A man in a black collared shirt walked up to the counter holding a water and a bag of sunflower seeds. His face was partially covered by his hat and the sudden shade that dipped into the store as some clouds drifted over the sun. Dressed all in black head to toe like an undertaker, Dwayne observed, like one of those Addams Family folk.
“Awful hot out there, ain’t it?” Dwayne said in a feeble attempt at making conversation.
“Mm,” the man grunted. “Sure is.”
“Looking to be quite a scorcher today, not sure if you heard it on the news.” Dwayne tapped the radio beside him like a dear friend. “Yep yep, quite the hot one.” He glanced out to the pumps but didn’t see a car in the lot.
“You need some gas at all? Next closest station is about an hour away.”
“I’m walking,” said the man in a muffled voice.
“Well, sir, if you don’t mind me saying so… You’re dressed kinda curious for this weather. Must be sweating buckets in that suit of yours, aren’t ya? I’m getting hot just lookin’ at you!” He wiped his forehead dramatically and grinned. “Not from around here?”
“No, not from around here,” the man said.
“You need a lift anywhere? Where you heading?”
“Going to the church.”
“The church? Why, the service was out hours ago!” Dwayne laughed but regarded the man with concern. “That’s at least a few miles away.”
“I can make it.”
“Well, heck, that’s a long way to walk in this heat. Can’t say in all my years of going to church I’d ever walk quite that far to hear old Reverend Butler spout off.”
“Nothing’s too far to hear the words of the Lord.”
Dwayne shook his head and rested his forearm on the counter. “Hmm, I don’t know about that. Me and the Big Guy,” he said pointing up to the ceiling, “we had a falling out ‘bout a year back and I’m pretty sure he don’t want me no more. May have crossed me off his list but he sure is testing me! This danged air conditioner, I tell you. Hottest day of the year and what happens but this hunk a junk kaputs on me this morning! Nothing but a puff of air and out like a light!”
“Heat has a way of making a man think. Has a way of building resilience. Patience. Cold, too,” he said, gesturing to the magazine Dwayne was reading.
“Think I’d much prefer shivering with the polar bears right about now.”
“Might be,” he said. “But perhaps He’s trying to tell you something.”
“Tell me I need to lose some weight, that’s what!” Dwayne chuckled.
The man nodded and offered a polite smile. “You have a good day now, sir.”
“Call me Dwayne. Hey, and when you get there, you tell Him I got a bone to pick with Him!”
“I’ll do just that.”
The man walked past the empty gas pumps and down the road, a dark figure silhouetted against a sea of golden grasses. Dwayne watched from the counter until the man was out of sight. A deep blue settled over the horizon signaling an impending storm.
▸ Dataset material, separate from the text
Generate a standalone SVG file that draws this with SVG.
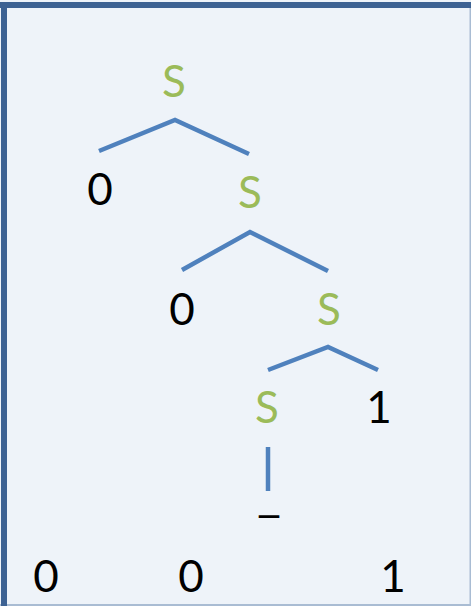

He thought on what the man had said, about the heat making a patient man. He wasn’t sold on the idea but decided to try it out nonetheless. Dwayne closed Cabot’s adventures and, with his hands folded in his lap, closed his eyes. For the first few minutes, Dwayne thought about nothing but the sweltering hotbox he called a shop. Sweat trickled into places unmentionable. He inhaled deeply the stagnant air and hissed it out.
“Building resilience,” he said aloud. “Re-silly-ance. Silly.” He laughed to himself and felt ridiculous for sitting here sweating it out like a danged shaman trying to conjure up some holy ghost of patience. And as he thought about that he knew he couldn’t bring back to life a dead A/C or a wife, but maybe he could find a way to live with it.
Lightning struck in the distance, but Dwayne kept his eyes shut. After living here his whole life he didn’t need to see the sky to know when a storm was coming. As the wind picked up it blew open the door and caused one heck of a racket with that bell, and Dwayne felt a little sorry he hadn’t insisted on driving that strange man down the road. He hoped he had made it to the church by now.